Le voici donc décidé à lire dans cet arc trop faible une lisière face à la colline antibruit. Le voici à l'empoigner pour le bander avec force. Il en attrape les deux morceaux disjoints et les creuse exagérément. Il sculpte symétriquement la masse des six niveaux et lui fait avancer les épaules, pour mieux absorber la surprise du trou béant qui la perce.Pour l'alléger, pour rétablir la courbe de l'alignement, pour absorber le choc qu'elle provoque avec la butte sa voisine, il la pourvoit en avant de deux plans. Le premier, corde tendue entre chacun des demi-arcs, en contient la force. Le second est une grille tendue dans l'effort de se joindre en une horizontale continue. Fragile, sans épaisseur apparente, maniérée dans ses percements, elle affecte l'allure d'une arcade destinée aux futurs passants. Ces plans successifs dessinent la frontière, enferment l'espace, laissent descendre quelques morceaux de ciel. Ils tricotent en somme les rapports des logements, qui les occupent et en profitent, avec la convention installée de la place: séjours au plus profond, chambres au plan intermédiaire, balcons généreux dans les interstices. Le crescent brisé est devenu arc.

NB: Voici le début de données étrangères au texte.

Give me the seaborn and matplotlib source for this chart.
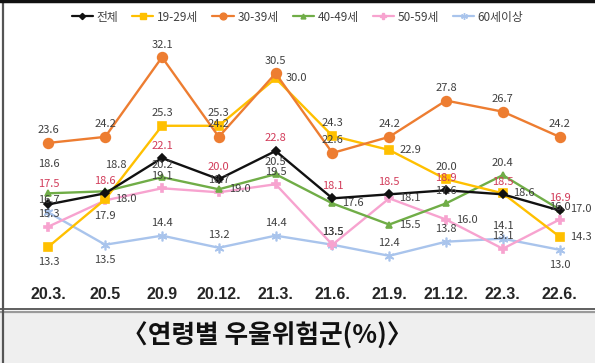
import matplotlib
matplotlib.use('Agg')
from matplotlib import pyplot as plt
import matplotlib.patches as mpatches
import matplotlib.lines as mlines
import numpy as np
import pandas as pd
import seaborn as sns

# data
periods = ['20.3.', '20.5', '20.9', '20.12.', '21.3.', '21.6.', '21.9.', '21.12.', '22.3.', '22.6.']
groups = ['전체', '19-29세', '30-39세', '40-49세', '50-59세', '60세이상']
total = [17.5, 18.6, 22.1, 20.0, 22.8, 18.1, 18.5, 18.9, 18.5, 16.9]
age_20s = [13.3, 18.0, 25.3, 25.3, 30.0, 24.3, 22.9, 20.0, 18.6, 14.3]
age_30s = [23.6, 24.2, 32.1, 24.2, 30.5, 22.6, 24.2, 27.8, 26.7, 24.2]
age_40s = [18.6, 18.8, 20.2, 19.0, 20.5, 17.6, 15.5, 17.6, 20.4, 17.0]
age_50s = [15.3, 17.9, 19.1, 18.7, 19.5, 13.5, 18.1, 16.0, 13.1, 16.0]
age_60p = [16.7, 13.5, 14.4, 13.2, 14.4, 13.5, 12.4, 13.8, 14.1, 13.0]
values = [total, age_20s, age_30s, age_40s, age_50s, age_60p]

# styling
colors = ['#111111', '#FFC000', '#ED7D31', '#70AD47', '#F7A3CF', '#A9C4EC']
markers = ['D', 's', 'o', '^', 'P', (6, 2, 0)]
msizes = [4.5, 6, 7, 5, 6, 7]
zorders = [8, 5, 6, 4, 3, 2]
label_colors = ['#D23C5A', '#404040', '#404040', '#404040', '#404040', '#404040']
# label placement per point: a = above, h/H = higher, A = high above right, b = below, r = right
place = [
    'haaaaaaaaa',
    'braarararr',
    'aaaaaaaaaa',
    'HAararraar',
    'abaaaarraa',
    'abaaaaaaab',
]
offsets = {'a': (0, 9), 'h': (0, 15), 'H': (0, 21), 'A': (8, 19), 'b': (0, -11), 'r': (15, 0)}

rows = []
for g, vals in zip(groups, values):
    for i, v in enumerate(vals):
        rows.append({'idx': i, 'group': g, 'value': v})
df = pd.DataFrame(rows)

sns.set_style('white')
plt.rcParams['font.family'] = ['Noto Sans CJK KR', 'DejaVu Sans']

fig = plt.figure(figsize=(5.95, 3.63), dpi=100)
ax = fig.add_axes([20 / 595, 1 - 280 / 363, 568 / 595, 252 / 363])

for k, g in enumerate(groups):
    sub = df[df['group'] == g]
    sns.lineplot(data=sub, x='idx', y='value', ax=ax, color=colors[k],
                 marker=markers[k], markersize=msizes[k], markeredgecolor=colors[k],
                 markeredgewidth=1.2, linewidth=1.7, zorder=zorders[k], sort=False,
                 legend=False)
    for i, v in enumerate(sub['value']):
        dx, dy = offsets[place[k][i]]
        ax.annotate(f'{v:.1f}', (i, v), xytext=(dx, dy), textcoords='offset points',
                    ha='center', va='center', fontsize=8, color=label_colors[k],
                    zorder=10)

ax.set_xlim(-0.5, len(periods) - 0.5)
ax.set_ylim(10, 35)
ax.set_xticks(range(len(periods)))
ax.set_xticklabels(periods, fontsize=11.5, fontweight='bold',
                   family=['Liberation Sans Narrow', 'Liberation Sans', 'DejaVu Sans'])
ax.tick_params(axis='x', length=0, pad=5)
ax.set_yticks([])
ax.set_xlabel('')
ax.set_ylabel('')
for s in ax.spines.values():
    s.set_visible(False)

handles = [mlines.Line2D([], [], color=colors[k], marker=markers[k], markersize=msizes[k] * 0.7,
                         linewidth=1.6) for k in range(len(groups))]
fig.legend(handles, groups, loc='center', bbox_to_anchor=(0.5, 1 - 17 / 363), ncol=6,
           frameon=False, fontsize=8.5, handlelength=1.8, handletextpad=0.3,
           columnspacing=1.2, labelcolor='#404040')

# bottom caption box and frame
fig.patches.append(mpatches.Rectangle((0, 0), 1, (363 - 311) / 363, transform=fig.transFigure,
                                      facecolor='#EFEFEF', edgecolor='none', zorder=0))
fig.add_artist(mlines.Line2D([0, 1], [1 - 309 / 363] * 2, color='#444444', linewidth=1.2))
fig.add_artist(mlines.Line2D([0, 1], [1 - 311.5 / 363] * 2, color='#9A9A9A', linewidth=1.6))
fig.add_artist(mlines.Line2D([3 / 595] * 2, [0, 1], color='#555555', linewidth=1.6))
fig.add_artist(mlines.Line2D([0, 1], [1 - 1 / 363] * 2, color='#111111', linewidth=2.5))
fig.text(267 / 595, 1 - 336 / 363, '〈연령별 우울위험군(%)〉', ha='center', va='center',
         fontsize=18.5, fontweight='bold', color='#111111')

fig.savefig('out.png', dpi=100)
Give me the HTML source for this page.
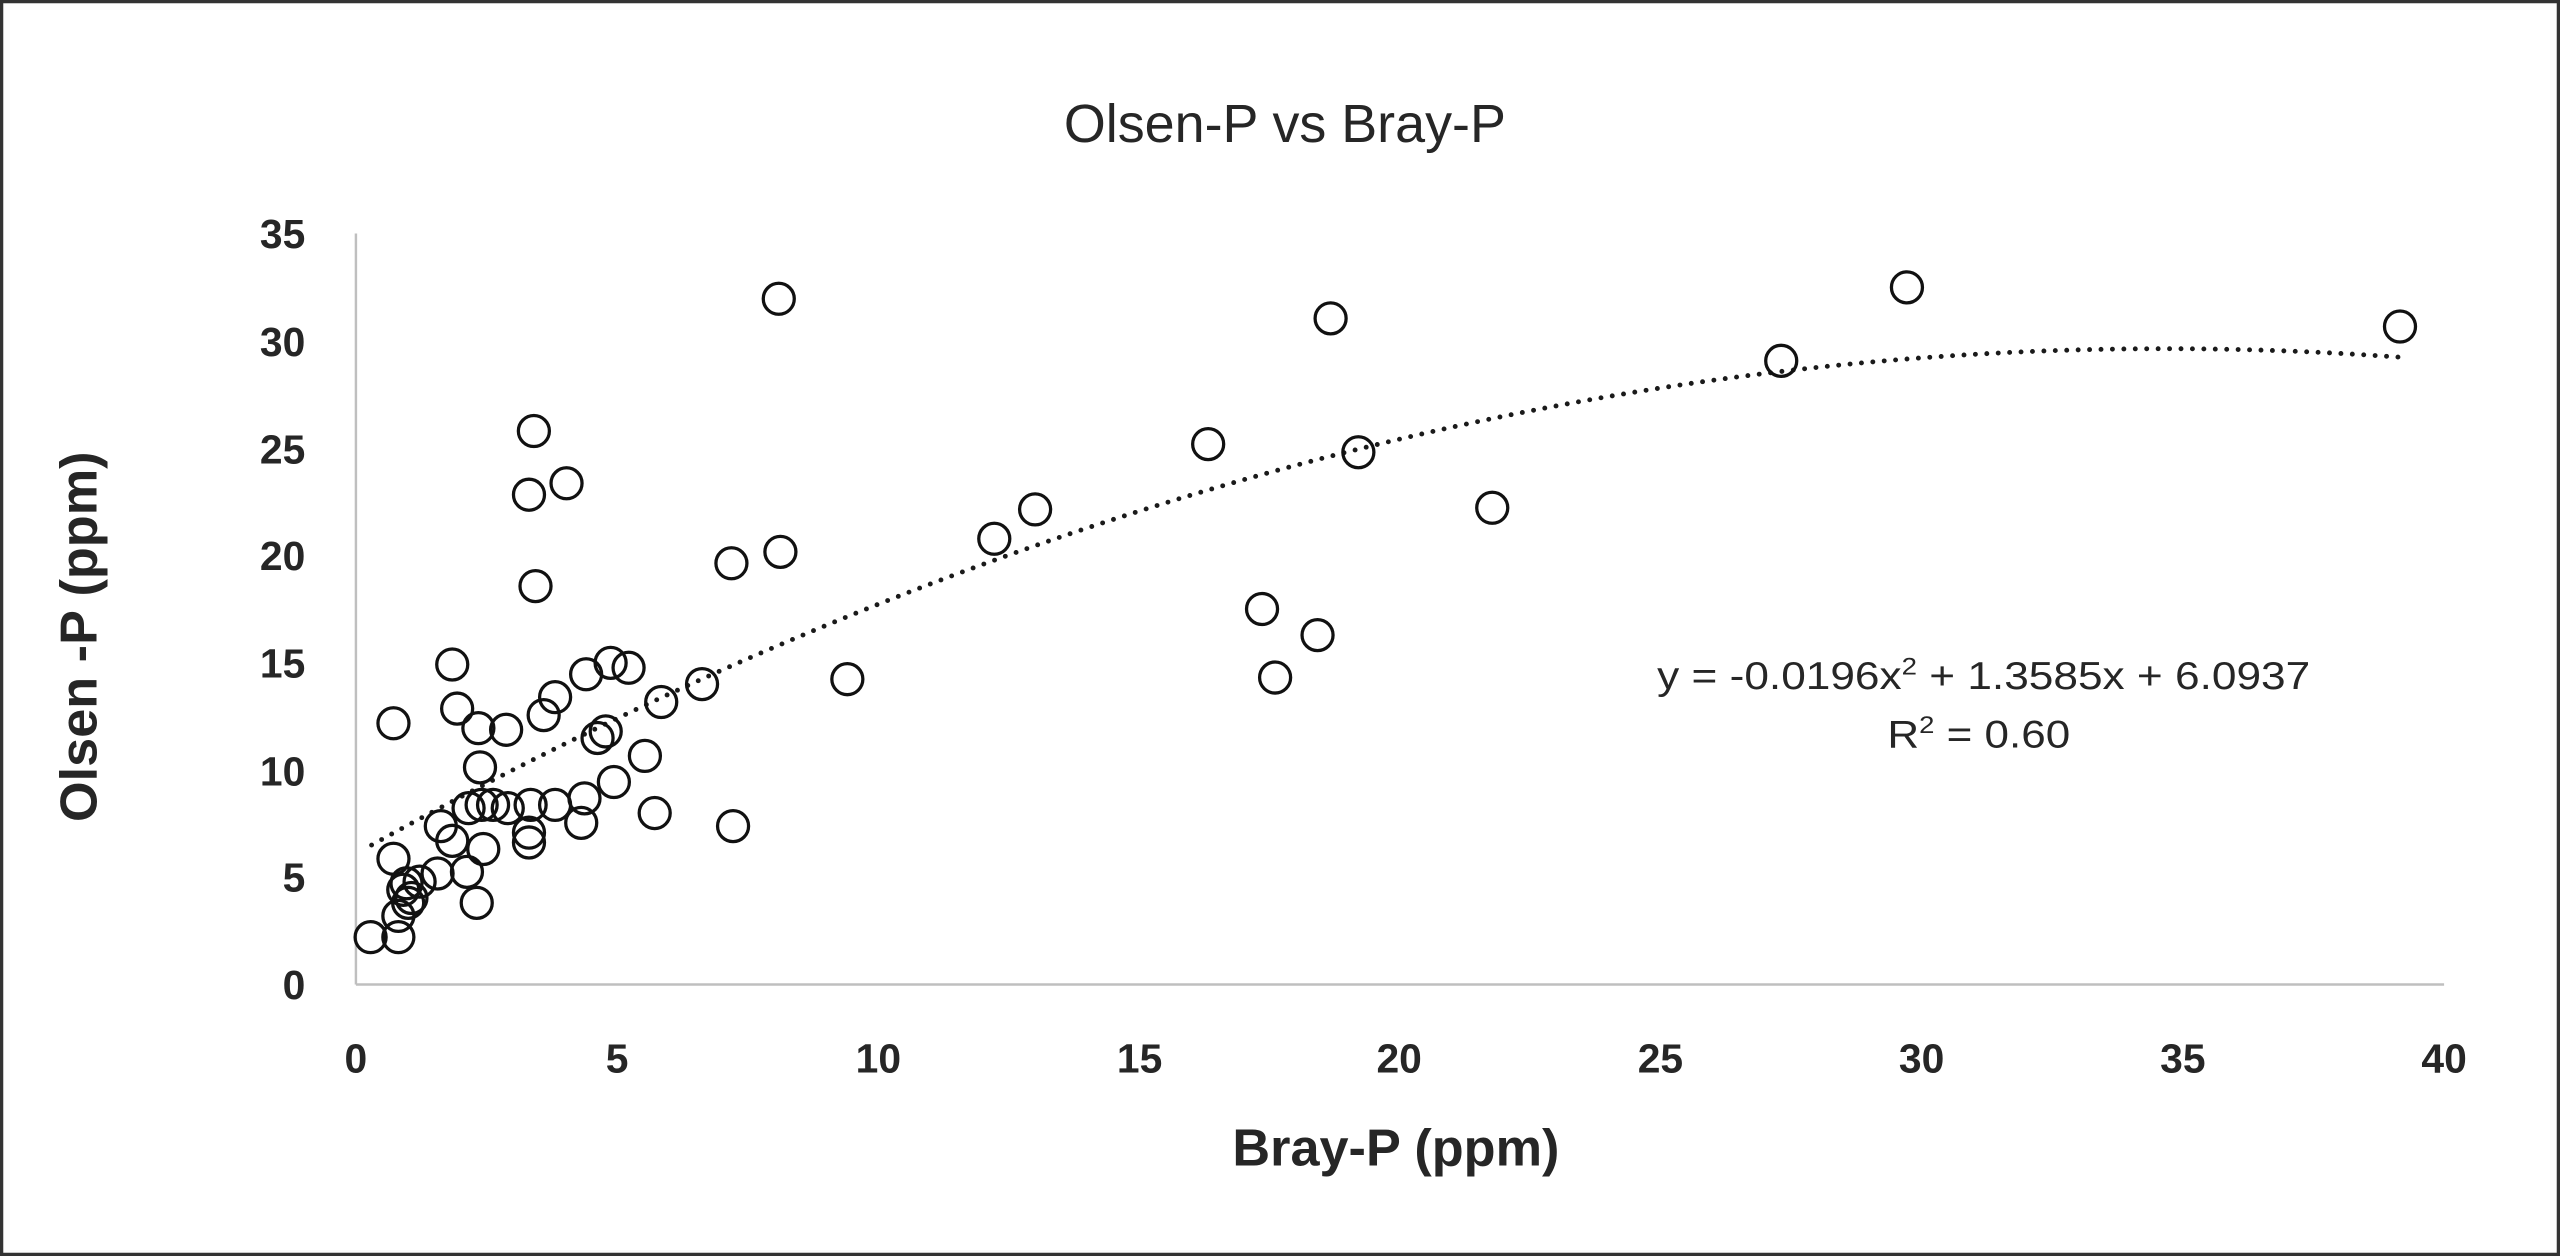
<!DOCTYPE html>
<html><head><meta charset="utf-8"><style>
html,body{margin:0;padding:0;background:#fff;}
svg{display:block;}
text{font-family:"Liberation Sans",Arial,sans-serif;fill:#262626;}
</style></head><body>
<svg width="2560" height="1256" viewBox="0 0 1568 769.3" xmlns="http://www.w3.org/2000/svg">
<rect x="0" y="0" width="1568" height="769.3" fill="#fff"/>
<rect x="1" y="1" width="1566" height="767.3" fill="none" stroke="#333" stroke-width="2"/>
<text x="787" y="87" font-size="33" text-anchor="middle">Olsen-P vs Bray-P</text>
<line x1="218" y1="143" x2="218" y2="603" stroke="#bfbfbf" stroke-width="1.5"/>
<line x1="218" y1="603" x2="1497" y2="603" stroke="#bfbfbf" stroke-width="1.5"/>
<g font-size="25" font-weight="bold" text-anchor="end">
<text x="187" y="612">0</text><text x="187" y="546">5</text><text x="187" y="481">10</text>
<text x="187" y="415">15</text><text x="187" y="349">20</text><text x="187" y="284">25</text>
<text x="187" y="218">30</text><text x="187" y="152">35</text>
</g>
<g font-size="25" font-weight="bold" text-anchor="middle">
<text x="218" y="657">0</text><text x="378" y="657">5</text><text x="538" y="657">10</text>
<text x="698" y="657">15</text><text x="857" y="657">20</text><text x="1017" y="657">25</text>
<text x="1177" y="657">30</text><text x="1337" y="657">35</text><text x="1497" y="657">40</text>
</g>
<text x="855" y="714" font-size="32" font-weight="bold" text-anchor="middle">Bray-P (ppm)</text>
<text transform="translate(59,390) rotate(-90)" font-size="32" font-weight="bold" text-anchor="middle">Olsen -P (ppm)</text>
<path d="M227.6,517.6 Q849.5,173.4 1471.4,218.9" fill="none" stroke="#1a1a1a" stroke-width="3" stroke-linecap="round" stroke-dasharray="0 7"/>
<g fill="none" stroke="#111" stroke-width="2">
<circle cx="227" cy="574" r="9.5"/><circle cx="244" cy="574" r="9.5"/><circle cx="241" cy="526" r="9.5"/><circle cx="241" cy="443" r="9.5"/>
<circle cx="244" cy="561" r="9.5"/><circle cx="247" cy="545" r="9.5"/><circle cx="249" cy="541" r="9.5"/><circle cx="250" cy="553" r="9.5"/>
<circle cx="252" cy="550" r="9.5"/><circle cx="257" cy="540" r="9.5"/><circle cx="268" cy="535" r="9.5"/><circle cx="270" cy="506" r="9.5"/>
<circle cx="277" cy="515" r="9.5"/><circle cx="277" cy="407" r="9.5"/><circle cx="280" cy="434" r="9.5"/><circle cx="286" cy="534" r="9.5"/>
<circle cx="287" cy="495" r="9.5"/><circle cx="294" cy="470" r="9.5"/><circle cx="293" cy="446" r="9.5"/><circle cx="296" cy="520" r="9.5"/>
<circle cx="292" cy="553" r="9.5"/><circle cx="295" cy="493" r="9.5"/><circle cx="302" cy="493" r="9.5"/><circle cx="310" cy="447" r="9.5"/>
<circle cx="311" cy="495" r="9.5"/><circle cx="325" cy="493" r="9.5"/><circle cx="324" cy="510" r="9.5"/><circle cx="324" cy="516" r="9.5"/>
<circle cx="324" cy="303" r="9.5"/><circle cx="327" cy="264" r="9.5"/><circle cx="328" cy="359" r="9.5"/><circle cx="333" cy="438" r="9.5"/>
<circle cx="340" cy="427" r="9.5"/><circle cx="347" cy="296" r="9.5"/><circle cx="340" cy="493" r="9.5"/><circle cx="356" cy="504" r="9.5"/>
<circle cx="358" cy="489" r="9.5"/><circle cx="359" cy="413" r="9.5"/><circle cx="366" cy="452" r="9.5"/><circle cx="371" cy="448" r="9.5"/>
<circle cx="374" cy="406" r="9.5"/><circle cx="376" cy="479" r="9.5"/><circle cx="385" cy="409" r="9.5"/><circle cx="395" cy="463" r="9.5"/>
<circle cx="401" cy="498" r="9.5"/><circle cx="405" cy="430" r="9.5"/><circle cx="430" cy="419" r="9.5"/><circle cx="449" cy="506" r="9.5"/>
<circle cx="448" cy="345" r="9.5"/><circle cx="477" cy="183" r="9.5"/><circle cx="478" cy="338" r="9.5"/><circle cx="519" cy="416" r="9.5"/>
<circle cx="609" cy="330" r="9.5"/><circle cx="634" cy="312" r="9.5"/><circle cx="740" cy="272" r="9.5"/><circle cx="773" cy="373" r="9.5"/>
<circle cx="781" cy="415" r="9.5"/><circle cx="807" cy="389" r="9.5"/><circle cx="815" cy="195" r="9.5"/><circle cx="832" cy="277" r="9.5"/>
<circle cx="914" cy="311" r="9.5"/><circle cx="1091" cy="221" r="9.5"/><circle cx="1168" cy="176" r="9.5"/><circle cx="1470" cy="200" r="9.5"/>
</g>
<text x="1215" y="422" font-size="24" text-anchor="middle" textLength="400" lengthAdjust="spacingAndGlyphs">y = -0.0196x<tspan dy="-9" font-size="15">2</tspan><tspan dy="9"> + 1.3585x + 6.0937</tspan></text>
<text x="1212" y="458" font-size="24" text-anchor="middle" textLength="112" lengthAdjust="spacingAndGlyphs">R<tspan dy="-9" font-size="15">2</tspan><tspan dy="9"> = 0.60</tspan></text>
</svg>
</body></html>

Ciriani a voulu que les retours de masse qui se font face sur l'avenue pour l'encadrer soient traversés par un axe secondaire. Il a employé, à propos des porches qu'il a percés, un vocabulaire anatomique de "trous dans un corps musclé", dont les tendons seraient les balcons en saillie. C'est exprimer comment il s'est efforcé de les traiter pour y installer le passage du trop public au plus privé, autre distinction conventionnelle. Cette trouée transversale donne des vues sur les espaces arrière, cette fois dysymétrisés dans leurs rapports au territoire.
Les faces arrière font le dos rond. Elles se découvrent lisses, sereines, épanouies. Leur massivité et leur puissance sont adoucies par la sobriété de leur percement, et par le traitement des assises sur lesquelles elles s'appuient. Ces plateaux servis aux locataires leur donnent leur espace résidentiel. Les entrées en écailles les dérobent à l'oeil de l'intrus. Sur l'un des côtés se développe un bâtiment d'accompagnement, soigneusement accroché par la rue aérienne qui ceinture le bâtiment au pied des duplex qui le coiffent. Un long plan vitré supporte deux corps d'habitation, en accession à la propriété, bien aimables pour les pavillons posés sur l'herbe banlieusarde qui leur font face.
Car nos caporaux, sans doute soucieux d'oecuménisme social, se sont plus à concentrer les variations d'échelles et à confronter les modes d'habiter. Sur la voie numéro deux bis qui s'écarte de la place, des vagues de maisonnettes cernent l'ensemble. Avec ses logements en accession, Ciriani joue de différents plans qu'accentuent les balcons toujours confortables pour absorber cette brusque rupture. La leçon de couture qu'il donne ainsi n'a pas été suivie. A la tête dont il a pourvu l'avenue, sont accrochés quelques casseroles bringuebalantes, rapidement interrompues par le Rer. Elles profitent cependant de son effort, qui n'en pâtit pas trop.
La place reste encore à aménager. Heureusement confiée à Ciriani, elle est déjà flanquée d'un petit local commun résidentiel et attend la maison de quartier qui doit lui faire face, de l'autre côté d'un solennel escalier qui, dans l'axe de l'avenue enlèvera les passants au sommet de la butte. De haut, ils pourront se retourner sur cette tête olympienne et méditer sur les caboches des caporaux.